Sweet and sourImport quotas have made sugar dearer just before the festivals
The Ministry of Finance recently imposed an import quota on sugar in order to promote the domestic sugar industry. The Cabinet approved a quota of 100,000 tonnes annually. The decision followed pressure from domestic sugar producers who sought government help to protect local sugar mills since Nepal imports the household sweetener mainly from India. Owing to cheaper foreign products, domestic mill owners have been complaining about unsold sugar piling up in their warehouses. They have also not been paying sugarcane farmers on time for their crops citing issues of excess stocks.
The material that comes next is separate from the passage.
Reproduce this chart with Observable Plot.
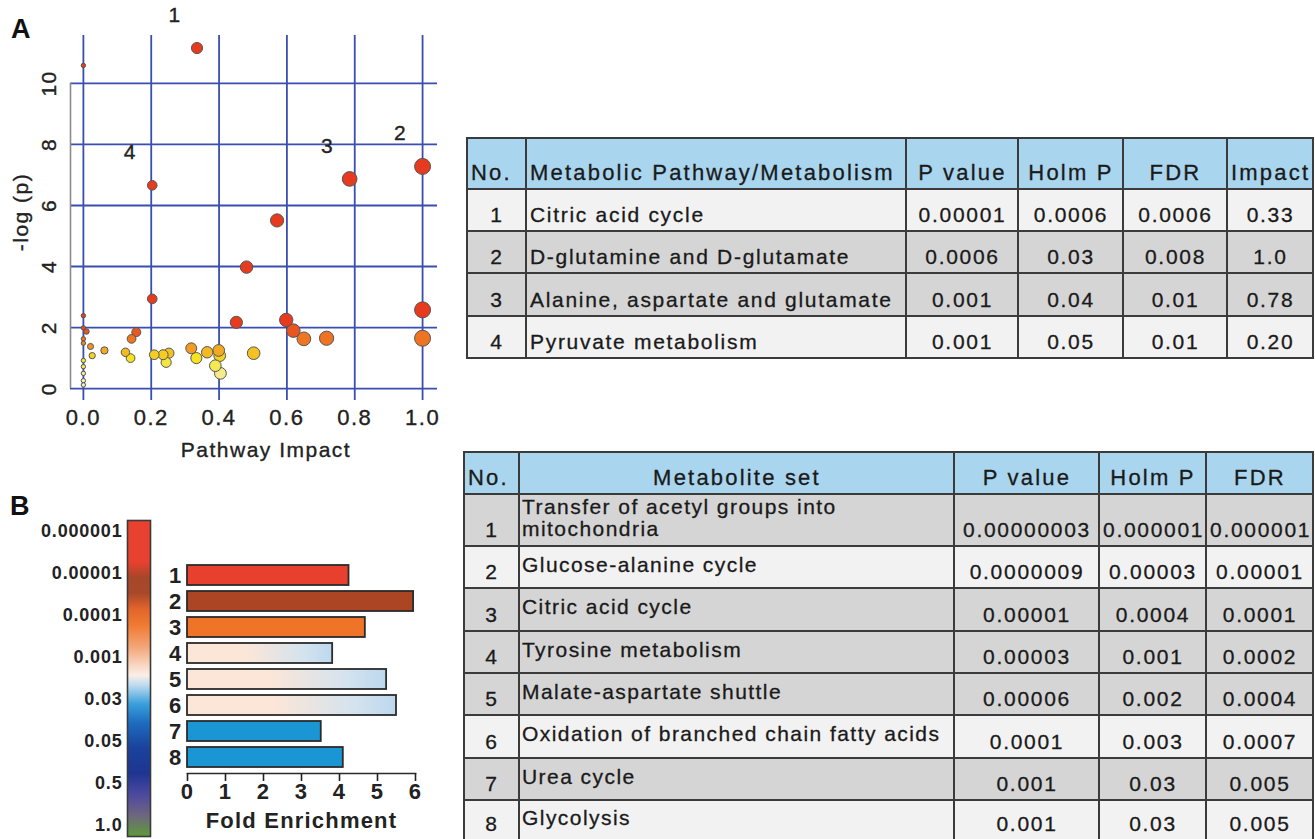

This led the government to impose import quotas in a bid to promote local products in the market. Although producers had promised not to increase the rates after the quantitative restriction was implemented, the price of the sweetener jumped from Rs65 per kg to Rs85-90 per kg after the quota went into effect. Such a move has not only hurt consumers, but also raised questions about the intention of the government.
Data from the Department of Customs show that Nepal imported sugar worth Rs6.72 billion in the fiscal year 2016-17, a jump of 38 percent over the previous year. A study of the import figures of the first six months of the current fiscal year shows that imports of sugar and sugar-related products have reached around Rs10 billion. There are 13 sugar mills in the country, and their production currently meets about 50 percent of the domestic requirement.
A majority of lawmakers in the parliamentary Public Accounts Committee also suspect wrongdoing in the government decision. Some have even pointed out that domestic sugar mills import sugar from the Indian market, and repack and resell it under a Nepali brand. As the producers are engaged in malpractice and the government seems to be promoting such misconduct, official policy looks like it is more ‘pro-producer’ than ‘pro-consumer’.
But this could prove to be ineffective at best, and market-distortive at worst. In global commodity markets, it is axiomatic that prices move not on the basis of current demand-supply fundamentals, but on anticipated changes in the future. By imposing import quotas, the government is supporting an open syndicate in the interest of sugar mills, and at the same time, forcing consumers to buy an overpriced product right before the start of the festival season.
Any decision by the government should have the interest of the consumer as its top priority. The quantitative restriction breaches consumer rights too as it limits the consumer’s opportunity to choose goods and services at competitive prices. A probable solution to the sugar mess is creating a conducive environment for the production of such essential supplies. Providing subsidies to domestic producers can be one way out.
But year after year, the government, regardless of the political group in power, has been hiking the prices ahead of, or around, major festivals. That is a sign that the government’s decision to ban import on sugar is not to provide respite to the domestic producers. Rather, such a move will only help the black market flourish and in turn, add to consumer woes.